Um mundo em preto e branco. Ou é ou não é. Ou se encaixa ou não se encaixa. Ou sou uma coisa ou sou outra.
Que ousadia a minha acreditar que me enquadraria em uma única definição. Ou em definições exatas.
Aquela menina que se sentia filha, no começo da vida, permanece em mim. Continuo com os medos, os anseios de alguém que busca ter a proteção dos pais por toda a vida. Ainda que tenha me tornado mãe e aprendido a lidar com todos os desafios, dúvidas e maravilhas da maternidade.
Aquela jovem solteira que sonhava com o príncipe encantado ainda vive em mim, mesmo estando casada. Minha esperança de um final feliz habita meus sonhos, mesmo eu tendo cabelos grisalhos.
Aquela que gostava de escrever para se sentir melhor, cresceu, virou jornalista, experimentou outros empregos, e voltou ao começo: escrever para entender o mundo. Ainda assim, continua curiosa por outras profissões, novos caminhos. A minha curiosidade não mudou nem envelheceu comigo.
Sou uma e sou tantas. Tantas que, às vezes, não caibo em mim. Um lado fica mais evidente e extrapolo, dando a impressão de que sou só de um jeito.
Não sou.
Sou mãe e filha. Jornalista e dona de casa. Sonhadora e realista. Professora e aprendiz. Jornalista e leitora.

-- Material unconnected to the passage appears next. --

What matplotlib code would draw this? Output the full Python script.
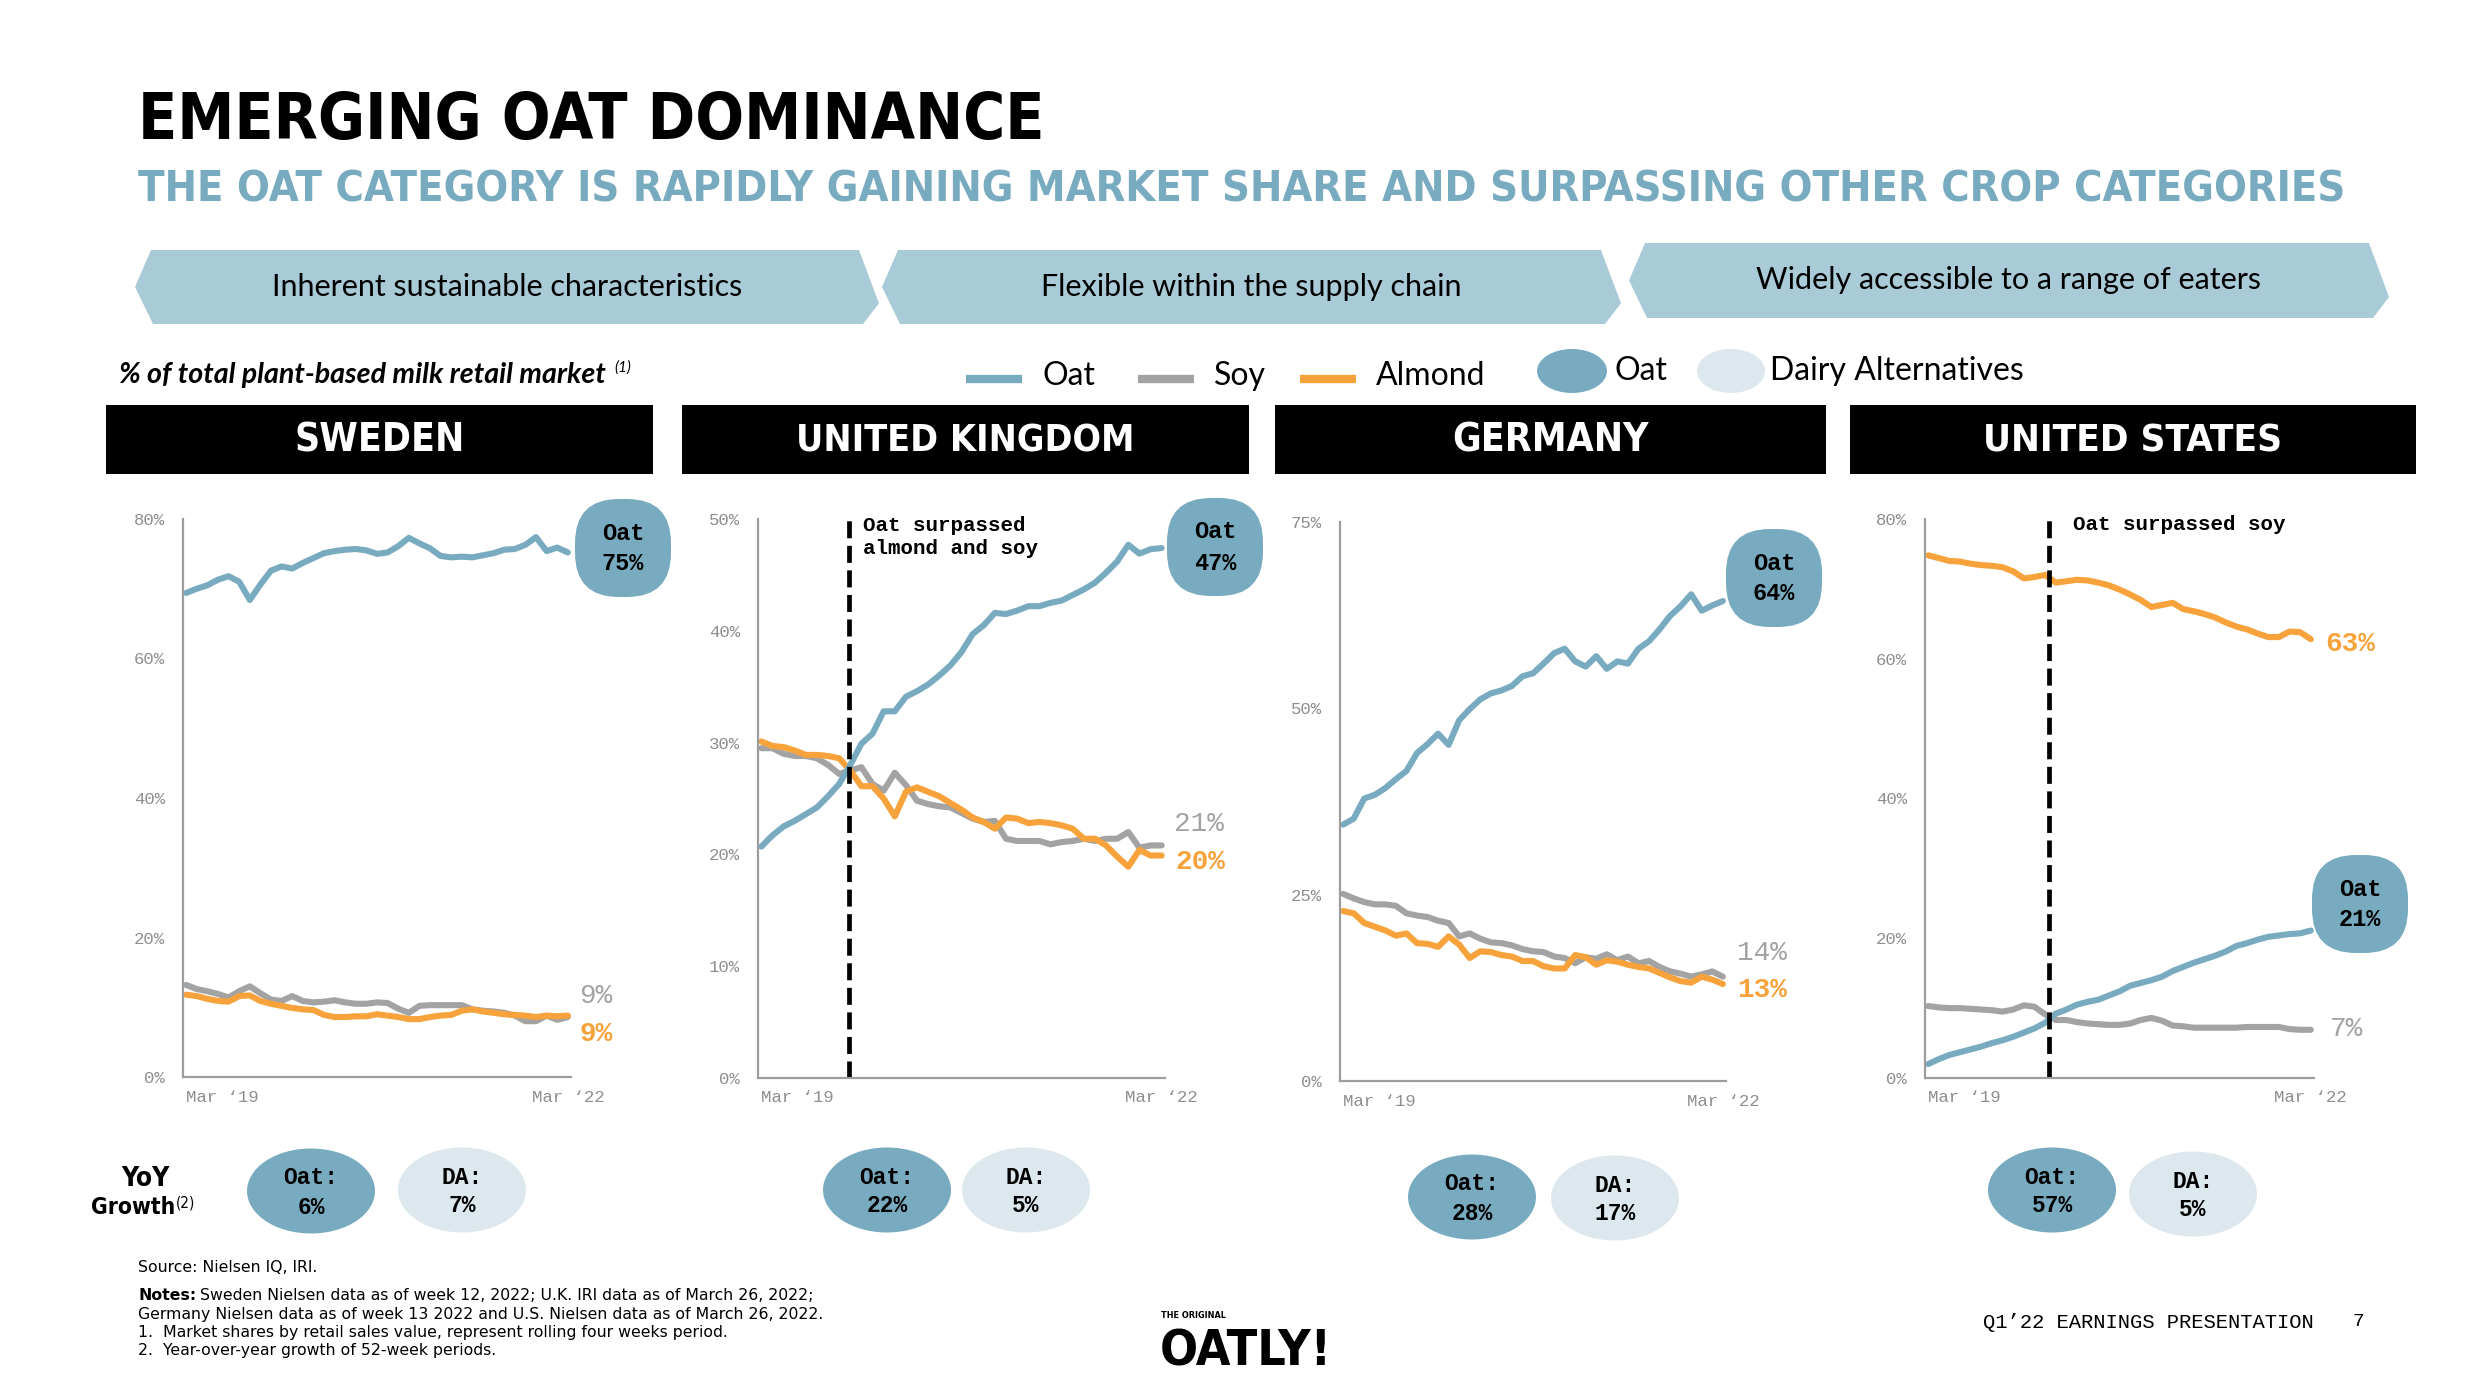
import matplotlib
matplotlib.use('Agg')
import matplotlib.pyplot as plt
from matplotlib import patches, font_manager
import numpy as np

W, H = 2492, 1400

# ---- data: share of plant-based milk retail market (%), four-week periods Mar '19 .. Mar '22
se_oat = [69.4, 70.0, 70.5, 71.3, 71.8, 71.0, 68.4, 70.6, 72.6, 73.2, 72.9, 73.7, 74.4,
          75.1, 75.4, 75.6, 75.7, 75.5, 75.0, 75.2, 76.1, 77.3, 76.5, 75.8, 74.7, 74.5,
          74.6, 74.5, 74.8, 75.1, 75.6, 75.7, 76.3, 77.4, 75.4, 75.9, 75.2]
se_soy = [13.2, 12.6, 12.3, 11.9, 11.4, 12.3, 13.0, 12.0, 11.1, 10.9, 11.6, 10.9, 10.7,
          10.8, 11.0, 10.7, 10.5, 10.5, 10.7, 10.6, 9.8, 9.2, 10.2, 10.3, 10.3, 10.3,
          10.3, 9.7, 9.5, 9.4, 9.2, 8.8, 8.0, 8.0, 8.8, 8.2, 8.6]
se_almond = [11.8, 11.6, 11.2, 10.9, 10.8, 11.6, 11.7, 10.9, 10.5, 10.2, 9.9, 9.7, 9.6,
             8.9, 8.6, 8.6, 8.7, 8.7, 9.0, 8.8, 8.6, 8.3, 8.3, 8.6, 8.8, 8.9,
             9.5, 9.7, 9.4, 9.2, 9.0, 8.9, 8.8, 8.6, 8.8, 8.7, 8.8]

uk_oat = [20.7, 21.7, 22.5, 23.0, 23.6, 24.2, 25.2, 26.3, 28.0, 29.9, 30.8, 32.8, 32.8,
          34.1, 34.6, 35.2, 36.0, 36.9, 38.1, 39.7, 40.5, 41.6, 41.5, 41.8, 42.2, 42.2,
          42.5, 42.7, 43.2, 43.7, 44.3, 45.2, 46.2, 47.7, 46.9, 47.3, 47.4]
uk_soy = [29.5, 29.5, 29.0, 28.8, 28.8, 28.6, 28.0, 27.2, 27.5, 27.8, 26.3, 25.7, 27.3,
          26.2, 24.8, 24.5, 24.3, 24.2, 23.7, 23.2, 22.9, 23.0, 21.4, 21.2, 21.2, 21.2,
          20.9, 21.1, 21.2, 21.4, 21.2, 21.4, 21.4, 22.0, 20.6, 20.8, 20.8]
uk_almond = [30.1, 29.7, 29.6, 29.3, 28.9, 28.9, 28.8, 28.6, 27.5, 26.1, 26.1, 25.0, 23.4,
             25.6, 26.0, 25.6, 25.2, 24.6, 24.0, 23.3, 22.9, 22.3, 23.3, 23.2, 22.8, 22.9,
             22.8, 22.6, 22.3, 21.4, 21.4, 20.8, 19.8, 18.9, 20.4, 19.9, 19.9]

de_oat = [34.4, 35.2, 37.9, 38.4, 39.3, 40.5, 41.6, 44.0, 45.2, 46.6, 45.1, 48.4, 49.9,
          51.2, 52.0, 52.4, 53.0, 54.3, 54.7, 56.0, 57.4, 58.0, 56.3, 55.6, 57.0, 55.3,
          56.3, 56.0, 58.0, 59.0, 60.6, 62.4, 63.7, 65.3, 63.1, 63.8, 64.4]
de_soy = [25.1, 24.5, 24.0, 23.7, 23.7, 23.5, 22.5, 22.2, 22.0, 21.5, 21.2, 19.4, 19.8,
          19.1, 18.6, 18.5, 18.2, 17.7, 17.4, 17.3, 16.7, 16.5, 15.8, 16.6, 16.4, 17.0,
          16.2, 16.7, 15.8, 16.1, 15.3, 14.7, 14.4, 14.0, 14.3, 14.7, 14.0]
de_almond = [22.8, 22.5, 21.2, 20.7, 20.2, 19.5, 19.8, 18.5, 18.4, 18.0, 19.4, 18.3, 16.5,
             17.4, 17.3, 16.9, 16.7, 16.1, 16.1, 15.4, 15.1, 15.1, 16.9, 16.6, 15.6, 16.2,
             16.0, 15.6, 15.3, 15.1, 14.5, 13.9, 13.4, 13.2, 14.0, 13.6, 13.0]

us_oat = [2.0, 2.7, 3.3, 3.7, 4.1, 4.5, 5.0, 5.4, 5.9, 6.5, 7.1, 7.9, 9.2,
          9.8, 10.5, 10.9, 11.2, 11.8, 12.4, 13.2, 13.6, 14.0, 14.5, 15.3, 15.9, 16.5,
          17.0, 17.5, 18.1, 18.9, 19.3, 19.8, 20.2, 20.4, 20.6, 20.7, 21.1]
us_soy = [10.3, 10.1, 10.0, 10.0, 9.9, 9.8, 9.7, 9.5, 9.8, 10.4, 10.2, 9.1, 8.3,
          8.3, 8.0, 7.8, 7.7, 7.6, 7.6, 7.8, 8.3, 8.6, 8.2, 7.5, 7.4, 7.2,
          7.2, 7.2, 7.2, 7.2, 7.3, 7.3, 7.3, 7.3, 7.0, 6.9, 6.9]
us_almond = [74.8, 74.4, 74.0, 73.9, 73.6, 73.4, 73.3, 73.1, 72.5, 71.5, 71.7, 72.0, 70.9,
             71.1, 71.3, 71.2, 70.9, 70.5, 69.9, 69.2, 68.4, 67.4, 67.7, 68.0, 67.1, 66.8,
             66.4, 65.9, 65.2, 64.6, 64.2, 63.6, 63.1, 63.1, 63.9, 63.8, 62.8]

countries = ['SWEDEN', 'UNITED KINGDOM', 'GERMANY', 'UNITED STATES']
oat = [se_oat, uk_oat, de_oat, us_oat]
soy = [se_soy, uk_soy, de_soy, us_soy]
almond = [se_almond, uk_almond, de_almond, us_almond]
y_ticks = [[0, 20, 40, 60, 80], [0, 10, 20, 30, 40, 50], [0, 25, 50, 75], [0, 20, 40, 60, 80]]
oat_end = ['75%', '47%', '64%', '21%']
soy_end = ['9%', '21%', '14%', '7%']
almond_end = ['9%', '20%', '13%', '63%']
yoy_oat = ['6%', '22%', '28%', '57%']
yoy_da = ['7%', '5%', '17%', '5%']
crossover = [None, 7.9, None, 11.4]
crossover_text = [None, 'Oat surpassed\nalmond and soy', None, 'Oat surpassed soy']
banners = ['Inherent sustainable characteristics', 'Flexible within the supply chain',
           'Widely accessible to a range of eaters']

# ---- styling
OAT = '#78abc0'
SOY = '#a3a3a3'
ALMOND = '#f7a23a'
DA = '#dce8ee'
BANNER = '#a9cbd8'
TICK = '#8e8e8e'

# pick the narrowest bold-capable face that is installed for the poster-style headings
entries = font_manager.fontManager.ttflist
narrow = dict(family='DejaVu Sans', stretch='normal')
for want in ['extra-condensed', 'condensed', 'semi-condensed']:
    hits = [f for f in entries if f.stretch == want and f.name in ('Noto Sans', 'DejaVu Sans', 'Roboto', 'Open Sans')]
    if hits:
        narrow = dict(family=hits[0].name, stretch=want)
        break
MONO = ['Liberation Mono', 'DejaVu Sans Mono']
SANS = ['Lato', 'DejaVu Sans']

fig = plt.figure(figsize=(W / 100, H / 100), dpi=100)
renderer = fig.canvas.get_renderer()
bg = fig.add_axes([0, 0, 1, 1])
bg.set_xlim(0, W)
bg.set_ylim(H, 0)
bg.axis('off')


def fit(t, width, max_size=None):
    # scale a text so that it spans the given width in pixels
    w = t.get_window_extent(renderer).width
    size = t.get_fontsize() * width / w
    if max_size is not None:
        size = min(size, max_size)
    t.set_fontsize(size)
    return t


def right_edge(t):
    return t.get_window_extent(renderer).x1


# title block
fit(bg.text(138, 121, 'EMERGING OAT DOMINANCE', weight='heavy', fontsize=60,
            va='center', ha='left', color='black', **narrow), 908, 90)
fit(bg.text(138, 190, 'THE OAT CATEGORY IS RAPIDLY GAINING MARKET SHARE AND SURPASSING OTHER CROP CATEGORIES',
            weight='heavy', fontsize=40, va='center', ha='left', color=OAT, **narrow), 2210, 60)

# banner arrows
banner_px = [(135, 879, 250, 324), (882, 1621, 250, 324), (1629, 2389, 243, 318)]
for (x0, x1, top, bot), label in zip(banner_px, banners):
    mid = (top + bot) / 2
    pts = [(x0 + 16, top), (x1 - 20, top), (x1, top + 0.72 * (bot - top)), (x1 - 16, bot),
           (x0 + 18, bot), (x0, mid)]
    bg.add_patch(patches.Polygon(pts, closed=True, color=BANNER, lw=0))
    bg.text((x0 + x1) / 2, mid, label, family=SANS, fontsize=22, ha='center', va='center')

# legend row
lead = fit(bg.text(119, 375, '% of total plant-based milk retail market', family=SANS, style='italic',
                   weight='bold', fontsize=16, ha='left', va='center'), 488, 22)
bg.text(lead.get_window_extent(renderer).x1 + 8, 368, '(1)', family=SANS, style='italic',
        fontsize=11, ha='left', va='center')
for x, c, lab in [(966, OAT, 'Oat'), (1138, SOY, 'Soy'), (1300, ALMOND, 'Almond')]:
    bg.plot([x, x + 56], [379, 379], color=c, lw=6, solid_capstyle='butt')
    bg.text(x + 76, 376, lab, family=SANS, fontsize=23, ha='left', va='center')
bg.add_patch(patches.Ellipse((1572, 371), 70, 44, color=OAT, lw=0))
bg.text(1614, 371, 'Oat', family=SANS, fontsize=23, ha='left', va='center')
bg.add_patch(patches.Ellipse((1731, 371), 68, 44, color=DA, lw=0))
bg.text(1770, 371, 'Dairy Alternatives', family=SANS, fontsize=23, ha='left', va='center')

# country headers
header_px = [(106, 653), (682, 1249), (1275, 1826), (1850, 2416)]
header_w = [170, 338, 196, 300]
for (x0, x1), name, hw in zip(header_px, countries, header_w):
    bg.add_patch(patches.Rectangle((x0, 405), x1 - x0, 69, color='black', lw=0))
    fit(bg.text((x0 + x1) / 2, 441, name, weight='heavy', fontsize=34,
                color='white', ha='center', va='center', **narrow), hw, 40)

# line charts
axes_px = [(183, 519, 571, 1077), (758, 519, 1165, 1078), (1340, 522, 1726, 1081), (1925, 519, 2314, 1078)]
bubble_px = [(623, 548), (1215, 547), (1774, 578), (2360, 904)]
soy_lab_px = [(596, 996), (1199, 824), (1762, 953), (2346, 1029)]
alm_lab_px = [(596, 1034), (1200, 862), (1762, 990), (2350, 644)]
note_px = [None, (863, 537), None, (2073, 524)]

for i in range(4):
    x0, y0, x1, y1 = axes_px[i]
    ax = fig.add_axes([x0 / W, 1 - y1 / H, (x1 - x0) / W, (y1 - y0) / H])
    ax.patch.set_alpha(0)
    periods = np.arange(len(oat[i]))
    for series, c in [(soy[i], SOY), (almond[i], ALMOND), (oat[i], OAT)]:
        ax.plot(periods, series, color=c, lw=4.4, solid_joinstyle='round', solid_capstyle='round',
                clip_on=False)
    ax.set_xlim(-0.3, len(periods) - 1 + 0.3)
    ax.set_ylim(0, y_ticks[i][-1])
    for s in ['top', 'right']:
        ax.spines[s].set_visible(False)
    for s in ['left', 'bottom']:
        ax.spines[s].set_color('#9c9c9c')
        ax.spines[s].set_linewidth(1.6)
    ax.set_yticks(y_ticks[i], [f'{t}%' for t in y_ticks[i]])
    ax.set_xticks([0, len(periods) - 1], ['Mar \u201819', 'Mar \u201822'])
    ax.tick_params(length=0, labelcolor=TICK, labelsize=12.5)
    ax.tick_params(axis='y', pad=13)
    ax.tick_params(axis='x', pad=9)
    for lab in ax.get_xticklabels() + ax.get_yticklabels():
        lab.set_family(MONO)
    ax.get_xticklabels()[0].set_ha('left')
    if crossover[i] is not None:
        ax.axvline(crossover[i], color='black', lw=3.4, dashes=(3.6, 1.6))
        nx, ny = note_px[i]
        bg.text(nx, ny, crossover_text[i], family=MONO, weight='bold', fontsize=15,
                ha='left', va='center', linespacing=1.25)

    # oat bubble
    cx, cy = bubble_px[i]
    bg.add_patch(patches.FancyBboxPatch((cx - 48, cy - 49), 96, 98,
                                        boxstyle='round,pad=0,rounding_size=44',
                                        color=OAT, lw=0))
    bg.text(cx, cy - 15, 'Oat', family=MONO, weight='bold', fontsize=17, ha='center', va='center')
    bg.text(cx, cy + 16, oat_end[i], family=MONO, weight='bold', fontsize=17, ha='center', va='center')
    sx, sy = soy_lab_px[i]
    bg.text(sx, sy, soy_end[i], family=MONO, fontsize=20, color=SOY, ha='center', va='center')
    axx, axy = alm_lab_px[i]
    bg.text(axx, axy, almond_end[i], family=MONO, weight='bold', fontsize=20, color=ALMOND,
            ha='center', va='center')

# YoY growth bubbles
bg.text(145, 1179, 'YoY', weight='bold', fontsize=19, ha='center', va='center', **narrow)
grow = fit(bg.text(91, 1208, 'Growth', weight='bold', fontsize=19, ha='left', va='center', **narrow), 84, 22)
bg.text(right_edge(grow) + 1, 1203, '(2)', fontsize=11, ha='left', va='center', **narrow)
oat_circ = [(311, 1191), (887, 1190), (1472, 1197), (2052, 1190)]
da_circ = [(462, 1190), (1026, 1190), (1615, 1198), (2193, 1194)]
for i in range(4):
    for (cx, cy), c, head, val in [(oat_circ[i], OAT, 'Oat:', yoy_oat[i]), (da_circ[i], DA, 'DA:', yoy_da[i])]:
        bg.add_patch(patches.Ellipse((cx, cy), 128, 85, color=c, lw=0))
        bg.text(cx, cy - 13, head, family=MONO, weight='bold', fontsize=16.5, ha='center', va='center')
        bg.text(cx, cy + 16, val, family=MONO, weight='bold', fontsize=16.5, ha='center', va='center')

# source & notes
NOTE = dict(family=['DejaVu Sans'], fontsize=11, ha='left', va='center')
ref = fit(bg.text(138, 1314, 'Germany Nielsen data as of week 13 2022 and U.S. Nielsen data as of March 26, 2022.',
                  **NOTE), 688, 12)
NOTE['fontsize'] = ref.get_fontsize()
bg.text(138, 1268, 'Source: Nielsen IQ, IRI.', **NOTE)
notes = bg.text(138, 1296, 'Notes:', weight='bold', **NOTE)
bg.text(right_edge(notes) + 4, 1296, 'Sweden Nielsen data as of week 12, 2022; U.K. IRI data as of March 26, 2022;',
        **NOTE)
bg.text(138, 1332, '1.  Market shares by retail sales value, represent rolling four weeks period.', **NOTE)
bg.text(138, 1350, '2.  Year-over-year growth of 52-week periods.', **NOTE)

# logo and footer
bg.text(1161, 1316, 'THE ORIGINAL', weight='heavy', fontsize=6.5, ha='left', va='center', **narrow)
fit(bg.text(1160, 1351, 'OATLY!', weight='heavy', fontsize=42, ha='left', va='center', **narrow), 172, 48)
fit(bg.text(1983, 1322, 'Q1\u201922 EARNINGS PRESENTATION', family=MONO, fontsize=13, ha='left', va='center'),
    329, 15)
bg.text(2352, 1322, '7', family=MONO, fontsize=14, ha='left', va='center')

fig.savefig('out.png', dpi=100, facecolor='white')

Sou uma coisa e outras, muitas outras. Não uma coisa ou outra.
O “e” adiciona. O “ou” é excludente.
Demorei décadas para entender os 50 tons de cinza do mundo. Meus 50 tons. Demorei 40 anos para entender que um único papel não me definiria. Hoje, não ter uma definição precisa de quem eu sou não me angustia. Hoje entendo que sou muitas dentro de um pessoa só. E celebro a possibilidade de viver várias vidas dentro de um só corpo.